# Bessel filter: explicit calculus of the order of the filter

As it is well known Butterworth and Chebyshev filters have explicit ways of calculating the order, derived by its polynomials.

For instance, for Butterworth filters:

$$n \geq \displaystyle \frac{\log\left[\varepsilon^{-2}\left(10^{0.1A_S}-1\right)\right]}{ 2 \log \Omega_S}$$

and for Chebyshev filters

$$n \geq \displaystyle \frac{\cosh^{-1}\left[\varepsilon^{-2}\left(10^{0.1A_S}-1\right)\right]}{\cosh^{-1} \Omega_S}$$

where, for both cases, $$\ \varepsilon= \sqrt{10^{0.1A_P}-1} \$$. To briefly explain the nomenclature used here: $$\ A_P \$$ is the passband ripple, $$\ A_S \$$ is the stopband attenuation and $$\\Omega_S\$$ is the normalized stopband frequency (the filters are normalized to a passband frequency of 1).

I was wondering if a similar approach can be taken for Bessel filters.
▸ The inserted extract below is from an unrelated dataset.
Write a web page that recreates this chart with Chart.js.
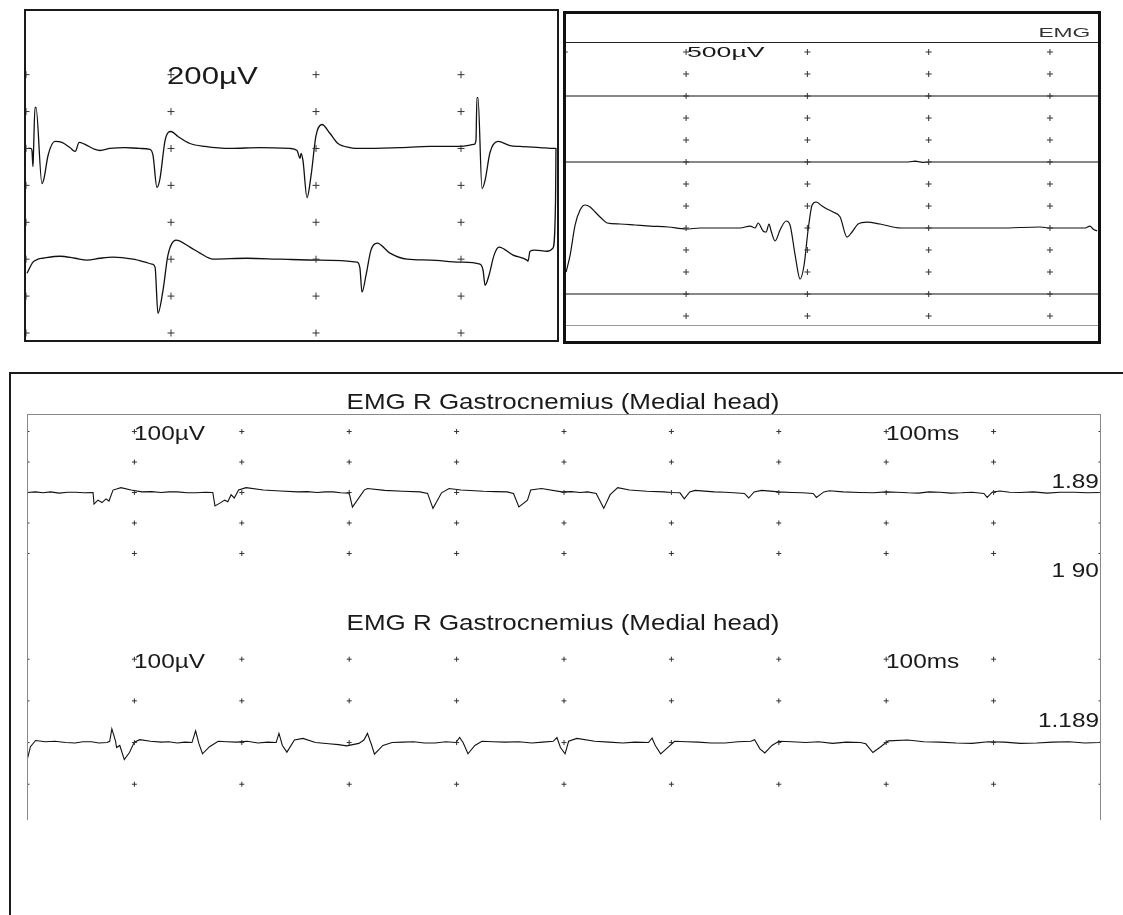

My attempt was to consider the attenuation characteristic of the filters as:

$$A(\Omega)=10 \log \left[ \varepsilon^2C_n^2(\Omega) \right]$$

where $$\C_n\$$ is the $$\n\$$th order Bessel polynomial. I have taken a look at the Wikipedia for the Bessel polynomials, but they seem to have a complicated explicit formula, instead of a logarithm or hyperbolic cosine. Any idea on how can I predict the necessary order for a Bessel filter?

I think that for Bessel filters a slightly different approach is necessary.

Why does one decide to use the Bessel approximation? Answer: Because the timely properties (delay) play an important role and not only the frequency properties (3dB cut-off frequency wc). Therefore, another "frequency limit" wo is defined by the basic group delay at very low frequencies tau(w=0)=tau_o:

wo=1/tau_o.

Example: For the 2nd order Bessel low pass we have wo=wpQp=wp/SQRT(3).

Thus it can be shown that for w=wc the group delay is then tau(w=wc)=0.923 * tau_o (with 7.7% deviation from tau_o). For the 2nd order Bessel function the relation wc/wo=1.3616 is also valid.

For higher filter orders (n>2) an approximation can be given:

wc * tau_o=wc/wo~SQRT[ln2 * (2n-1)]

The maximum error is less than 5% and decreases with increasing degree n. This can be used to estimate the minimum required filter order:

n_min=(1/2)+(wc/wo)²/(2 * ln2).

The value for the basic group delay tau_o=1/wo must then be determined from the permissible deviation (in %) between tau_o and the actual delay at the frequency limit w=wc (tables available).